- Exercise aim -
Write out nothing but the lines from the first line of the entries below through the line with "30.45, 31.75, 32.45];"; no pictures go in.

---

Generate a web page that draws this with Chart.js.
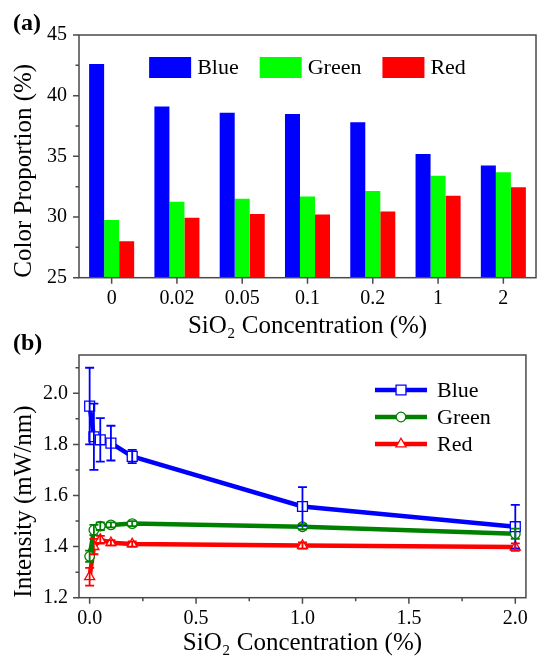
<!DOCTYPE html>
<html><head><meta charset="utf-8">
<script src="https://cdn.jsdelivr.net/npm/chart.js@4/dist/chart.umd.min.js"></script>
<style>
html,body{margin:0;padding:0;background:#fff;}
#wrap{position:relative;width:537px;height:660px;overflow:hidden;background:#fff;}
canvas{position:absolute;left:0;}
#c1{top:0;}
#c2{top:320px;}
</style></head><body>
<div id="wrap">
<canvas id="c1" width="537" height="340"></canvas>
<canvas id="c2" width="537" height="340"></canvas>
</div>
<script>
// ---- Data: panel (a) ----
const categories = ['0', '0.02', '0.05', '0.1', '0.2', '1', '2'];
const blueProportion  = [42.6, 39.1, 38.6, 38.5, 37.8, 35.2, 34.25];
const greenProportion = [29.75, 31.25, 31.5, 31.7, 32.15, 33.4, 33.7];
const redProportion   = [28.0, 29.95, 30.25, 30.2, 30.45, 31.75, 32.45];

// ---- Data: panel (b) ----
const concentrations = [0, 0.02, 0.05, 0.1, 0.2, 1, 2];
const blueIntensity  = [1.95, 1.83, 1.818, 1.805, 1.753, 1.557, 1.478];
const blueError      = [0.15, 0.13, 0.085, 0.068, 0.026, 0.076, 0.085];
const greenIntensity = [1.362, 1.465, 1.48, 1.485, 1.49, 1.478, 1.45];
const greenError     = [0.022, 0.02, 0.015, 0.01, 0.01, 0.01, 0.02];
const redIntensity   = [1.282, 1.40, 1.427, 1.415, 1.41, 1.404, 1.398];
const redError       = [0.035, 0.03, 0.015, 0.01, 0.01, 0.012, 0.015];

const SERIF = "'Liberation Serif', 'Times New Roman', serif";

const frameTicks = {
  id: 'frameTicks',
  afterDraw(chart, args, opts) {
    const {ctx, chartArea: a} = chart;
    ctx.save();
    ctx.strokeStyle = '#4a4a4a';
    ctx.lineWidth = 1.5;
    ctx.strokeRect(a.left, a.top, a.right - a.left, a.bottom - a.top);
    ctx.beginPath();
    const maj = 6, mnr = 3.5;
    const ys = chart.scales.y;
    const yv = ys.ticks.map(t => t.value);
    yv.forEach(v => { const p = ys.getPixelForValue(v); ctx.moveTo(a.left, p); ctx.lineTo(a.left - maj, p); });
    if (yv.length > 1) {
      const st = yv[1] - yv[0];
      for (let v = yv[0] - st / 2; v <= ys.max + 1e-9; v += st) {
        if (v < ys.min) continue;
        const p = ys.getPixelForValue(v); ctx.moveTo(a.left, p); ctx.lineTo(a.left - mnr, p);
      }
    }
    const xs = chart.scales.x;
    if (xs.type === 'category') {
      xs.ticks.forEach((t, i) => { const p = xs.getPixelForValue(i); ctx.moveTo(p, a.bottom); ctx.lineTo(p, a.bottom + maj); });
    } else {
      const xv = xs.ticks.map(t => t.value);
      xv.forEach(v => { const p = xs.getPixelForValue(v); ctx.moveTo(p, a.bottom); ctx.lineTo(p, a.bottom + maj); });
      if (xv.length > 1) {
        const st = xv[1] - xv[0];
        for (let v = xv[0] - st / 2; v <= xs.max + 1e-9; v += st) {
          if (v < xs.min) continue;
          const p = xs.getPixelForValue(v); ctx.moveTo(p, a.bottom); ctx.lineTo(p, a.bottom + mnr);
        }
      }
    }
    ctx.stroke();
    ctx.fillStyle = '#000';
    ctx.font = 'bold 24px ' + SERIF;
    ctx.textBaseline = 'middle';
    ctx.textAlign = 'left';
    ctx.fillText(opts.panel, 13, 24);
    ctx.restore();
  }
};

const barLegend = {
  id: 'barLegend',
  afterDraw(chart, args, opts) {
    const {ctx, chartArea: a} = chart;
    ctx.save();
    ctx.font = '22px ' + SERIF;
    const bw = 42, bh = 21, gap = 6, sep = 21;
    const items = chart.data.datasets.map(d => ({label: d.label, color: d.backgroundColor, w: ctx.measureText(d.label).width}));
    let total = 0;
    items.forEach((it, i) => { total += bw + gap + it.w + (i < items.length - 1 ? sep : 0); });
    let x = (a.left + a.right) / 2 - total / 2;
    const yTop = a.top + opts.offsetY;
    items.forEach(it => {
      ctx.fillStyle = it.color;
      ctx.fillRect(x, yTop, bw, bh);
      ctx.fillStyle = '#000';
      ctx.textBaseline = 'middle';
      ctx.fillText(it.label, x + bw + gap, yTop + bh / 2 + 1);
      x += bw + gap + it.w + sep;
    });
    ctx.restore();
  }
};

function drawMarker(ctx, style, x, y, r, color) {
  ctx.save();
  ctx.fillStyle = '#fff';
  ctx.strokeStyle = color;
  ctx.lineWidth = 1.3;
  Chart.helpers.drawPoint(ctx, {pointStyle: style, radius: r, borderWidth: 1.3}, x, y);
  ctx.restore();
}

const lineLegend = {
  id: 'lineLegend',
  afterDraw(chart, args, opts) {
    const {ctx, chartArea: a} = chart;
    ctx.save();
    ctx.font = '22px ' + SERIF;
    chart.data.datasets.forEach((d, i) => {
      const y = a.top + opts.firstY + i * opts.rowGap;
      const x0 = opts.lineX, x1 = opts.lineX + opts.lineLen;
      ctx.strokeStyle = d.borderColor;
      ctx.lineWidth = d.borderWidth;
      ctx.beginPath(); ctx.moveTo(x0, y); ctx.lineTo(x1, y); ctx.stroke();
      drawMarker(ctx, d.pointStyle, (x0 + x1) / 2, y, d.pointRadius, d.pointBorderColor);
      ctx.fillStyle = '#000';
      ctx.textBaseline = 'middle';
      ctx.fillText(d.label, x1 + 10, y + 1);
    });
    ctx.restore();
  }
};

const errorBars = {
  id: 'errorBars',
  afterDatasetsDraw(chart) {
    const {ctx, scales: {x, y}} = chart;
    ctx.save();
    chart.data.datasets.forEach(ds => {
      if (!ds.errors) return;
      ctx.strokeStyle = ds.borderColor;
      ctx.lineWidth = 1.8;
      ctx.beginPath();
      ds.data.forEach((pt, j) => {
        const e = ds.errors[j];
        const px = x.getPixelForValue(pt.x);
        const yt = y.getPixelForValue(pt.y + e), yb = y.getPixelForValue(pt.y - e);
        ctx.moveTo(px, yt); ctx.lineTo(px, yb);
        ctx.moveTo(px - 4.5, yt); ctx.lineTo(px + 4.5, yt);
        ctx.moveTo(px - 4.5, yb); ctx.lineTo(px + 4.5, yb);
      });
      ctx.stroke();
    });
    ctx.restore();
  }
};

const tickFont = {family: SERIF, size: 20};
const titleFont = {family: SERIF, size: 25, lineHeight: 1.1};

new Chart(document.getElementById('c1'), {
  type: 'bar',
  data: {
    labels: categories,
    datasets: [
      {label: 'Blue', data: blueProportion, backgroundColor: '#0000ff', borderWidth: 0},
      {label: 'Green', data: greenProportion, backgroundColor: '#00ff00', borderWidth: 0},
      {label: 'Red', data: redProportion, backgroundColor: '#ff0000', borderWidth: 0}
    ]
  },
  options: {
    responsive: false, animation: false,
    layout: {padding: {top: 35, right: 1, left: 0, bottom: 0}},
    datasets: {bar: {categoryPercentage: 0.69, barPercentage: 1.0}},
    plugins: {legend: {display: false}, tooltip: {enabled: false}, frameTicks: {panel: '(a)'}, barLegend: {offsetY: 22}},
    scales: {
      x: {
        grid: {display: false, drawTicks: false}, border: {display: false},
        ticks: {font: tickFont, color: '#000', padding: 9, maxRotation: 0},
        title: {display: true, text: 'SiO₂ Concentration (%)', font: titleFont, color: '#000', padding: {top: 0, bottom: 0}},
        afterFit(s) { s.height = 62.3; }
      },
      y: {
        min: 25, max: 45,
        grid: {display: false, drawTicks: false}, border: {display: false},
        ticks: {stepSize: 5, font: tickFont, color: '#000', padding: 12},
        title: {display: true, align: 'start', text: 'Color Proportion (%)', font: titleFont, color: '#000', padding: {top: 11, bottom: 0}},
        afterFit(s) { s.width = 79; }
      }
    }
  },
  plugins: [frameTicks, barLegend]
});

function series(label, vals, errs, color, style, r) {
  return {
    label: label,
    data: concentrations.map((c, i) => ({x: c, y: vals[i]})),
    errors: errs,
    borderColor: color, backgroundColor: color, borderWidth: 4.5,
    pointStyle: style, pointRadius: r, pointBackgroundColor: '#fff',
    pointBorderColor: color, pointBorderWidth: 1.3, tension: 0
  };
}

new Chart(document.getElementById('c2'), {
  type: 'line',
  data: {
    datasets: [
      series('Blue', blueIntensity, blueError, '#0000ff', 'rect', 7),
      series('Green', greenIntensity, greenError, '#008000', 'circle', 4.8),
      series('Red', redIntensity, redError, '#ff0000', 'triangle', 5.8)
    ]
  },
  options: {
    responsive: false, animation: false,
    layout: {padding: {top: 35, right: 1, left: 0, bottom: 0}},
    plugins: {legend: {display: false}, tooltip: {enabled: false}, frameTicks: {panel: '(b)'},
      lineLegend: {lineX: 375, lineLen: 52, firstY: 35, rowGap: 27}},
    scales: {
      x: {
        type: 'linear', min: -0.05, max: 2.05,
        grid: {display: false, drawTicks: false}, border: {display: false},
        ticks: {stepSize: 0.5, includeBounds: false, font: tickFont, color: '#000', padding: 9, maxRotation: 0, callback: v => v.toFixed(1)},
        title: {display: true, text: 'SiO₂ Concentration (%)', font: titleFont, color: '#000', padding: {top: 0, bottom: 3}},
        afterFit(s) { s.height = 62.3; }
      },
      y: {
        min: 1.2, max: 2.15,
        grid: {display: false, drawTicks: false}, border: {display: false},
        ticks: {stepSize: 0.2, includeBounds: false, font: tickFont, color: '#000', padding: 11, callback: v => v.toFixed(1)},
        title: {display: true, align: 'start', text: 'Intensity (mW/nm)', font: titleFont, color: '#000', padding: {top: 11, bottom: 0}},
        afterFit(s) { s.width = 79; }
      }
    }
  },
  plugins: [frameTicks, lineLegend, errorBars]
});
</script>
</body></html>
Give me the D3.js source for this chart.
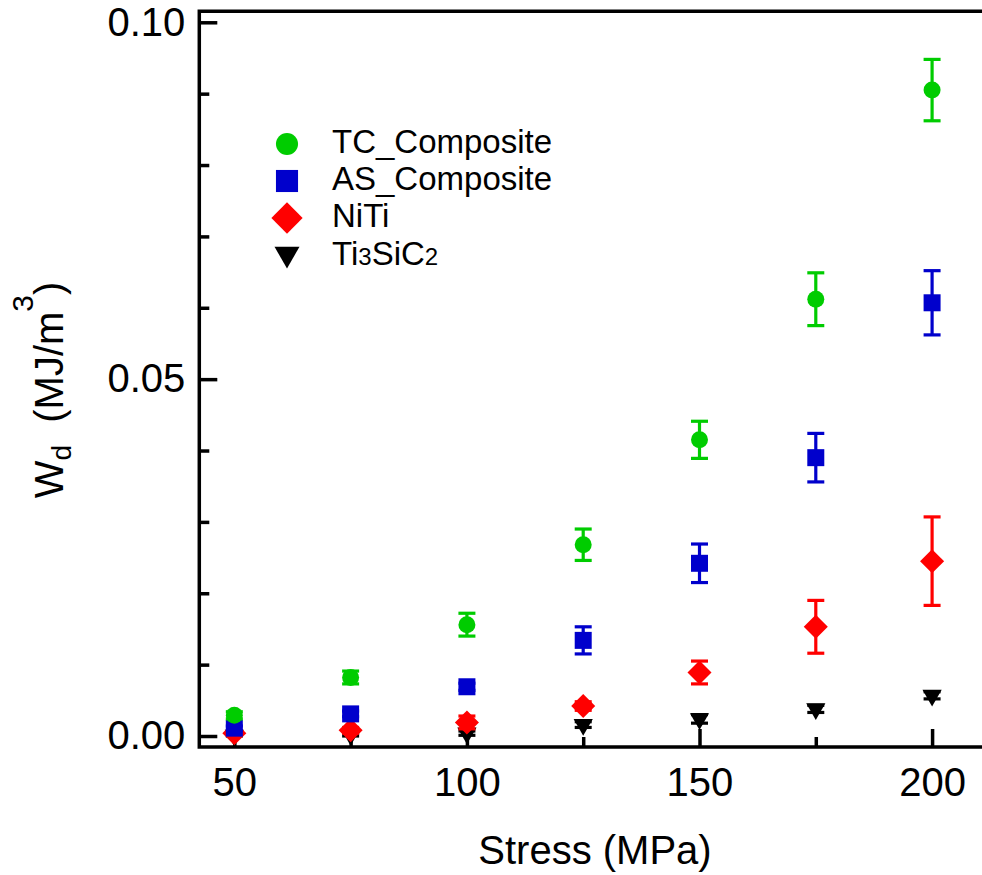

---

- Final result -
Generate a web page that draws this with Chart.js.
<!DOCTYPE html>
<html><head><meta charset="utf-8">
<script src="https://cdn.jsdelivr.net/npm/chart.js@4/dist/chart.umd.min.js"></script>
<style>
html,body{margin:0;padding:0;background:#fff;}
#wrap{position:relative;width:537px;height:660px;overflow:hidden;background:#fff;}
canvas{position:absolute;left:0;}
#c1{top:0;}
#c2{top:320px;}
</style></head><body>
<div id="wrap">
<canvas id="c1" width="537" height="340"></canvas>
<canvas id="c2" width="537" height="340"></canvas>
</div>
<script>
// ---- Data: panel (a) ----
const categories = ['0', '0.02', '0.05', '0.1', '0.2', '1', '2'];
const blueProportion  = [42.6, 39.1, 38.6, 38.5, 37.8, 35.2, 34.25];
const greenProportion = [29.75, 31.25, 31.5, 31.7, 32.15, 33.4, 33.7];
const redProportion   = [28.0, 29.95, 30.25, 30.2, 30.45, 31.75, 32.45];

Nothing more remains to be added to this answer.